Sep 6, 2007 | Parker Waichman LLP, LLP More toy recalls could be on the horizon – just in time for the holiday shopping season.  The Consumer Products Safety Commission is currently conducting several investigations into defective toys, and it’s a good bet that at least some of these probes will result in further recalls of dangerous toys.  That’s not good news for parents gearing up to play Santa Claus, who will no doubt be worried that the toys under the tree this year could seriously hurt their children.

This year it has seemed as though toy recalls have occurred at an almost weekly rate.  Mattel – perhaps the most trusted toy maker in the business – has issued three separate recalls since August 1.   The latest involved 11 different toys – including Barbie accessories – that had high levels of lead.   Back on August 15, Mattel recalled nearly 10 million dangerous toys, some for lead and others because they contained magnets that could come loose and cause intestinal injuries if children swallowed them.   August started with Mattel’s Fisher-Price Division recalling over a 1 million Dora the Explorer, Sesame Street and other preschool toys for lead paint.
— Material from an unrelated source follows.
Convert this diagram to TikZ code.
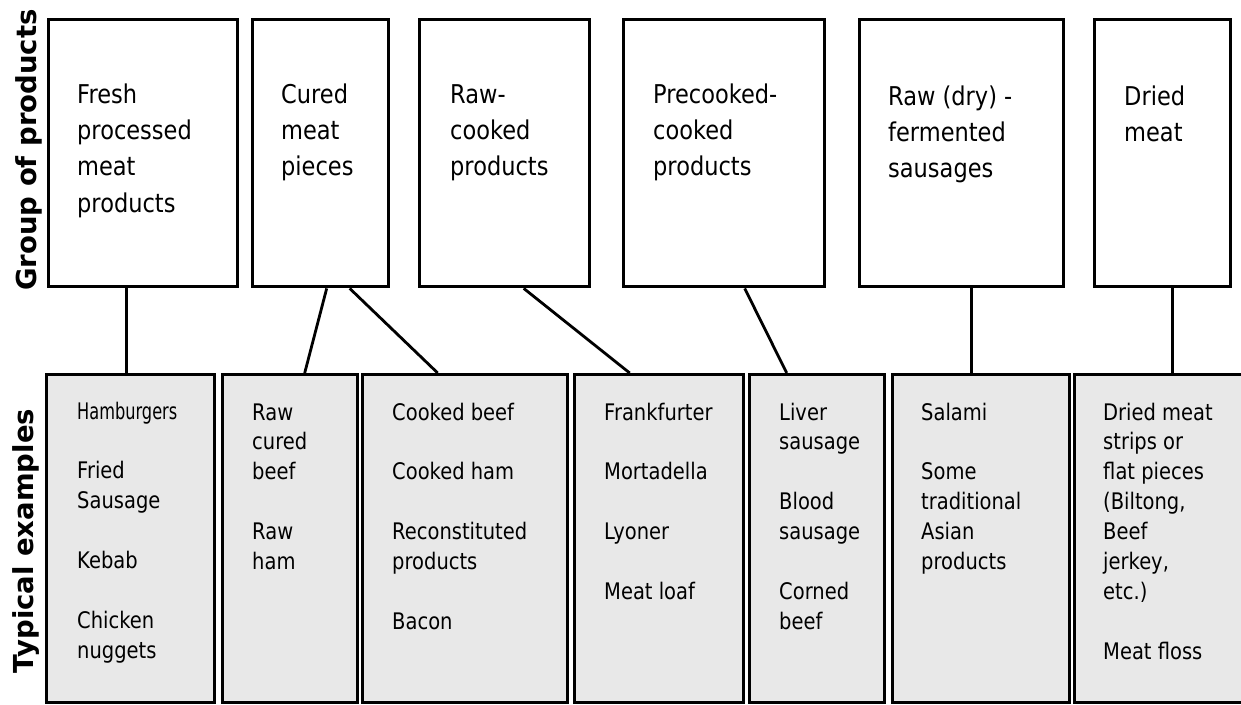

Of course, Mattel hasn’t been the only manufacturer to issue toy recalls this year.  Last week, Toys ‘R’ Us recalled coloring kits because of hazardous amounts of lead.  Last month, lead paint also caused the recall of Curious George and Thomas and Friends toys sold by Schylling Associates, Inc.  In June, RC2 had to recall more than 1 million of its Thomas and Friends trains for the same reason.  The mounting number of recalls has a lot of caregivers worried, and more recalls could mean a big hit on holiday sales.

But more toy recalls are not out of the question.   All of the toys recalled this summer were made in China – a country that has developed a questionable manufacturing reputation. Tires, toothpaste, dog food and other children’s toys were just a few of the Chinese products recalled for defects or contamination in the past several months.  Many analysts say the fast-growing and unregulated Chinese economy has created an environment that encourages cheap and shoddy manufacturing.  And they say that US companies contribute to the problem, by demanding that Chinese factories produce goods as cheaply as possible.

The fact that a reputable company like Mattel could still end up distributing dangerous Chinese toys is evidence that the problems in China are deep rooted.  Mattel holds it subcontractors to strict guidelines regarding production, treatment of workers and workplace conditions.  For instance, Mattel’s subcontractors are required to purchase paint from certain certified suppliers.  In the case of the subcontractors that manufactured some of the recalled toys, this rule was not followed.  Mattel said that it is working to find out why.

China has taken steps in the last few weeks to improve its manufacturing image, and it recently implemented its own recall laws.  And companies like Mattel are developing new inspection systems that they hope will keep hazardous toys off the market.  But no one knows if these safety improvements will end the seeming-endless parade of toy recalls in time for holiday shopping.